Cape Town - It has been a week of extreme woes for South African soccer with setbacks emerging of an embarrassing nature at Bafana Bafana senior level, the national under-23 and under-20 sides and the women's team on their way to an initial World Cup in France as well.
Admittedly the Bafana side that crashed out of the modestly followed COSAFA Cup on penalties in their opening outing against a Botswana side ranked in the 140s by FIFA, to participate further for crumbs in the plate segment of the event, was effectively something in the nature of an experimental "B" combination.
But, as the old saying goes, you reap what you sow and if the South African Football Association (SAFA) saw fit to play in the tournament at all in view of its proximity to the forthcoming Africa Cup of Nations, it has to bear the brunt of the criticism doing the rounds - taking into account as well that FIFA will categorise the game against Botswana as a fully-fledged international and losing at home to a lowly-ranked side can only further damage Bafana's poor ranking in the 70s.

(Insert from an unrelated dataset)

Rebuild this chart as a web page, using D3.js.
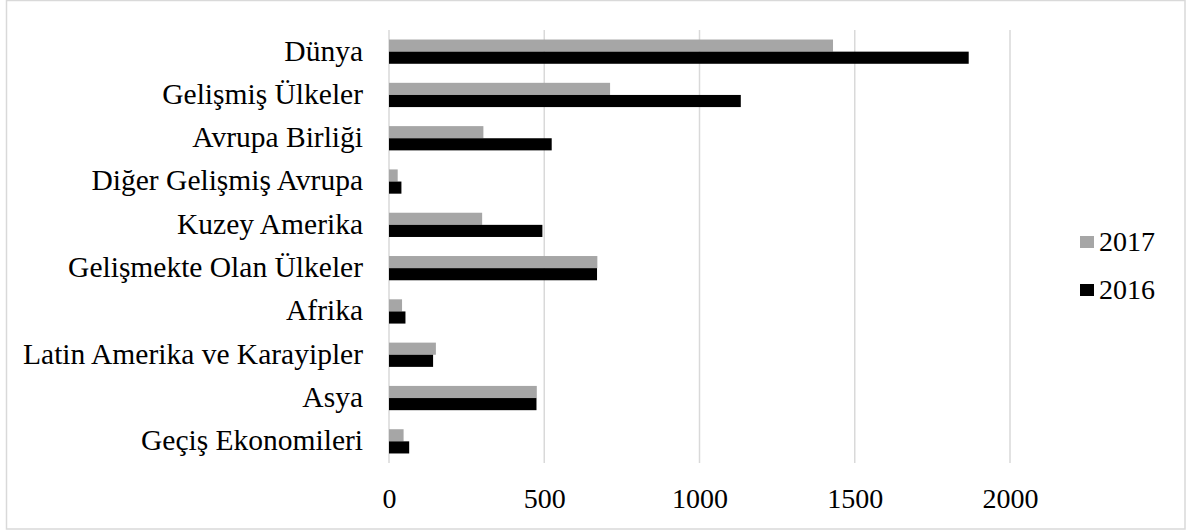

As for the under-20 South African team at the youth World Cup in Poland that was touted highly by SAFA as part of its starry-eyed "Vision 2022" programme, Amajita failed to win any of their three matches, losing to Argentina and a sprightly Korea Republic combination and drawing with Portugal to complete a first-round exit and increase the poor record at four such events to a single win from 13 games, four draws and eight defeats.
Meanwhile, the optimism surrounding SAFA's highly-touted women's team before their looming World Cup baptism was left in tatters following Banyana’s humbling 7-2 warm-up defeat against Norway, who are not one of the favourites in France.
All this provides a huge task of redemption for both Bafana in the looming Africa Cup of Nations and Banyana in the women s World Cup in order to restore the reputation of South African soccer.
As to the assertion made by Danny Jordaan recently that South African soccer is presently at its highest level internationally, it might be a good idea for the SAFA president to take note of the old Aesop Fable to "beware lest you lose the substance by grasping at the shadow."